- **What you should do**: Starting at the first line of the data, print each line verbatim up to and including the line bearing "ttz_high = [120, 80, 9.2, 0.26]", omitting pictures.

- **Data**:
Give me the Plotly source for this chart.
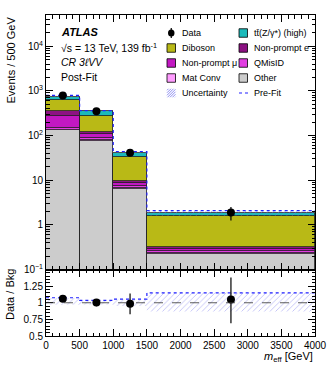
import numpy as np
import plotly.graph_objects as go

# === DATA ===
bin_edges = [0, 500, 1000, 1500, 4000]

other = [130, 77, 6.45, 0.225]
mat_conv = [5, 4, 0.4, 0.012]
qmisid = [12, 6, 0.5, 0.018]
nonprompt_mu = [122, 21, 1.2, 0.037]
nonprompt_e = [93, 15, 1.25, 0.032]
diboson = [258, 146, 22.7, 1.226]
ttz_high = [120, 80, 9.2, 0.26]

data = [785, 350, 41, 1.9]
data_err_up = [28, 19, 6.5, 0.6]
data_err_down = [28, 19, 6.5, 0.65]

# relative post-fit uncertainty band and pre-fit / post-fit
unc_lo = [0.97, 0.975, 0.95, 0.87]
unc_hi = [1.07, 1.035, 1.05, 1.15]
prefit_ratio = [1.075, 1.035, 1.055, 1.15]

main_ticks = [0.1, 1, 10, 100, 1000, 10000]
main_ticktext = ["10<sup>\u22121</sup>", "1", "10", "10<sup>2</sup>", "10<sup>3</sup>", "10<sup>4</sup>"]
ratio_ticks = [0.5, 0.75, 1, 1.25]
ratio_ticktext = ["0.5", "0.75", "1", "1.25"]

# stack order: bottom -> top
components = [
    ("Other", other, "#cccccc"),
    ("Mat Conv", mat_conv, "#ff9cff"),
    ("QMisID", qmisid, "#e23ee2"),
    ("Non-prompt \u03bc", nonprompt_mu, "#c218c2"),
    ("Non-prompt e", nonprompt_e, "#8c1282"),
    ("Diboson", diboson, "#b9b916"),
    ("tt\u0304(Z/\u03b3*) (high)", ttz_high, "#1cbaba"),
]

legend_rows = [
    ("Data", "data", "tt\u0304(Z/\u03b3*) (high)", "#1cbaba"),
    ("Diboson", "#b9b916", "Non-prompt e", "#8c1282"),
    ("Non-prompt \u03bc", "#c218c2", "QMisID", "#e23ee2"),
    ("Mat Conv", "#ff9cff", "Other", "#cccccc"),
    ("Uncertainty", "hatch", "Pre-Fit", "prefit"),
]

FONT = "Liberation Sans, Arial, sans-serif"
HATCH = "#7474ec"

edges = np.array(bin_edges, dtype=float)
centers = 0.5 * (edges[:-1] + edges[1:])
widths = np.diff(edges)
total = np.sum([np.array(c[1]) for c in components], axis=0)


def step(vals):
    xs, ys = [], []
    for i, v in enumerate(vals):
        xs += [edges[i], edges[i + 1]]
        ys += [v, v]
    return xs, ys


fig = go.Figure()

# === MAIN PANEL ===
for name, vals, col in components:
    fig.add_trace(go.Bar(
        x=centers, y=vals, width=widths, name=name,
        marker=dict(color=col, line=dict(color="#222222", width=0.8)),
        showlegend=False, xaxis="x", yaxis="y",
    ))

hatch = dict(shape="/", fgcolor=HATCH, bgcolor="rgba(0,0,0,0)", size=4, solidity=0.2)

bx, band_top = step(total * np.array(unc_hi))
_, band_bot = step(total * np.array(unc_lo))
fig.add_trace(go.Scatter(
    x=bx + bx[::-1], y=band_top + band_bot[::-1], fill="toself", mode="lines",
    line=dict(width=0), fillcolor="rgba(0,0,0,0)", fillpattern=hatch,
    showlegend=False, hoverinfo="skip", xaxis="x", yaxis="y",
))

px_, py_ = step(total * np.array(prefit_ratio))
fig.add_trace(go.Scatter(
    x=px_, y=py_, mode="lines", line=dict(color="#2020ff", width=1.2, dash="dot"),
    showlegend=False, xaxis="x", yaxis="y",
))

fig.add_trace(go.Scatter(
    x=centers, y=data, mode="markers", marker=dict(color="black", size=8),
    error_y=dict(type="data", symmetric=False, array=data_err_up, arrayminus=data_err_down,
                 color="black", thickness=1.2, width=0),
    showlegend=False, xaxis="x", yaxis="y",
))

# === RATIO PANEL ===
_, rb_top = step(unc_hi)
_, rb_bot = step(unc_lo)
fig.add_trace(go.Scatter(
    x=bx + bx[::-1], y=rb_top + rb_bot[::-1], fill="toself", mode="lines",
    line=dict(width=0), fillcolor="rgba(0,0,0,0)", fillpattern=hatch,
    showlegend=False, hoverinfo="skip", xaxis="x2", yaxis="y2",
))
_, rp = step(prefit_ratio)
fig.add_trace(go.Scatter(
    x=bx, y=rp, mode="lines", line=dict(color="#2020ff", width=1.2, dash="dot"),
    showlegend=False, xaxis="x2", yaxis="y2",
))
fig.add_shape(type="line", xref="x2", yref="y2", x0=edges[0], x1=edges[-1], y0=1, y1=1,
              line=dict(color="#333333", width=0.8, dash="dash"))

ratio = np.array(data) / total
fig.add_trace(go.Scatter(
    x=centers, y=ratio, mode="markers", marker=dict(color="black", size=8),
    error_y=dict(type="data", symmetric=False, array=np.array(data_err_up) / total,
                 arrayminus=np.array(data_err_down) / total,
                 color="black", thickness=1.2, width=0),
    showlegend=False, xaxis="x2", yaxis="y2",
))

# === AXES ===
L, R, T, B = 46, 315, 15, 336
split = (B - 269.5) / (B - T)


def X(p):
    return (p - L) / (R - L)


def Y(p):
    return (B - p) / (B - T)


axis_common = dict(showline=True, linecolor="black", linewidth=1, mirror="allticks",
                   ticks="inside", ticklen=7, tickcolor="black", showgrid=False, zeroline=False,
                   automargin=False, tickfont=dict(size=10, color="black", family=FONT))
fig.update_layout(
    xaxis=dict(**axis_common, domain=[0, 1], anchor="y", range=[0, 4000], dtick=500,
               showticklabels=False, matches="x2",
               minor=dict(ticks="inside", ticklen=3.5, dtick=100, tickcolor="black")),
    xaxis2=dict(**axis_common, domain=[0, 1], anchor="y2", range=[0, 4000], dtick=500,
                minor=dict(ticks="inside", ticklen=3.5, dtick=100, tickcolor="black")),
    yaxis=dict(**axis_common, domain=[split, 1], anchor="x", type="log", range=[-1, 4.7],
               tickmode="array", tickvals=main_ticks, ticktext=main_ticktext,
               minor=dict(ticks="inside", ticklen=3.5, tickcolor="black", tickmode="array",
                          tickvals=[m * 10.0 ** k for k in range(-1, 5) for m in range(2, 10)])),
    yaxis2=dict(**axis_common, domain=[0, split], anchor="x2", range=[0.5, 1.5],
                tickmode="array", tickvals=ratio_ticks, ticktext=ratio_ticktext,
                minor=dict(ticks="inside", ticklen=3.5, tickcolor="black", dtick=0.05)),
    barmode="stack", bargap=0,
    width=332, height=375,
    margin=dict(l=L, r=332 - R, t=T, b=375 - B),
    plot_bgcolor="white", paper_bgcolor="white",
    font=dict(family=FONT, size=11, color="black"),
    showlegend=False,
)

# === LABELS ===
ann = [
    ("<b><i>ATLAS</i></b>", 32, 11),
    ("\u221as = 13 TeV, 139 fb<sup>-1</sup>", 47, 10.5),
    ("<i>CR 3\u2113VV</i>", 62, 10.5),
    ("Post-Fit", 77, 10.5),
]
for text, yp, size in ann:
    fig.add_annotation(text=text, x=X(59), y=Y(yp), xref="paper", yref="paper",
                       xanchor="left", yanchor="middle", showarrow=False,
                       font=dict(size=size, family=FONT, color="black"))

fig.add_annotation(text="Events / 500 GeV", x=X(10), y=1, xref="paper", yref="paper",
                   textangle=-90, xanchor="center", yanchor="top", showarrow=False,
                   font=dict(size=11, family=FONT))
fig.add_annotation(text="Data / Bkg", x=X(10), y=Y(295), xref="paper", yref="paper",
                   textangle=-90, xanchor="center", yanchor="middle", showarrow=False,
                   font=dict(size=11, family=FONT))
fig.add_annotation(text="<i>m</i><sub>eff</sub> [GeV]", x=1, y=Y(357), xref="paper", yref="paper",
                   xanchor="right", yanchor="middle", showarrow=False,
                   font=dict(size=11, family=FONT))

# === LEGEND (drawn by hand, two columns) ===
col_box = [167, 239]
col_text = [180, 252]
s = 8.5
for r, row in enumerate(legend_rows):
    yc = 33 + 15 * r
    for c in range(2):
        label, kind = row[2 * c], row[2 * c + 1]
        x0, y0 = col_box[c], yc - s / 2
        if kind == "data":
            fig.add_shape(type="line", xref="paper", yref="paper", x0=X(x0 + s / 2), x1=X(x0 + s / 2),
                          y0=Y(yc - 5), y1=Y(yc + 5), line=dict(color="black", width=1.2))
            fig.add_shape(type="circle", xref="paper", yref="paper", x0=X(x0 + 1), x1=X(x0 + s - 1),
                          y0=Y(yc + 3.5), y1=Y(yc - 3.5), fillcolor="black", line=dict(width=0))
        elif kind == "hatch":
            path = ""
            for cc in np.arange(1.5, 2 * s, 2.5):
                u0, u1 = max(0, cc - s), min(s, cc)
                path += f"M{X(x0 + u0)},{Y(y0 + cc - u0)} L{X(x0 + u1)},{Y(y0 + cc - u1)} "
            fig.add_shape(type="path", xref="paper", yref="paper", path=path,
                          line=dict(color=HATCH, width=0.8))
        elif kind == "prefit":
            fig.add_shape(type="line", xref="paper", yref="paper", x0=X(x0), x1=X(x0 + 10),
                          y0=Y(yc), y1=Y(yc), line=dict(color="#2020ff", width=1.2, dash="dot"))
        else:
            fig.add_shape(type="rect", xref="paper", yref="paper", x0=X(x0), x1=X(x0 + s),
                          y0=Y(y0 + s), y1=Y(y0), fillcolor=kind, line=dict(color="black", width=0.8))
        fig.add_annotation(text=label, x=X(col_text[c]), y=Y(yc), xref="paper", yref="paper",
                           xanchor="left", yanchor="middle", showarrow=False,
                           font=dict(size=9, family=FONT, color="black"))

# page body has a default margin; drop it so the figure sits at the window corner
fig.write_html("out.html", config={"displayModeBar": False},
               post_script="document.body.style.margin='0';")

- **The solution**:
Give me the Plotly source for this chart.
import numpy as np
import plotly.graph_objects as go

# === DATA ===
bin_edges = [0, 500, 1000, 1500, 4000]

other = [130, 77, 6.45, 0.225]
mat_conv = [5, 4, 0.4, 0.012]
qmisid = [12, 6, 0.5, 0.018]
nonprompt_mu = [122, 21, 1.2, 0.037]
nonprompt_e = [93, 15, 1.25, 0.032]
diboson = [258, 146, 22.7, 1.226]
ttz_high = [120, 80, 9.2, 0.26]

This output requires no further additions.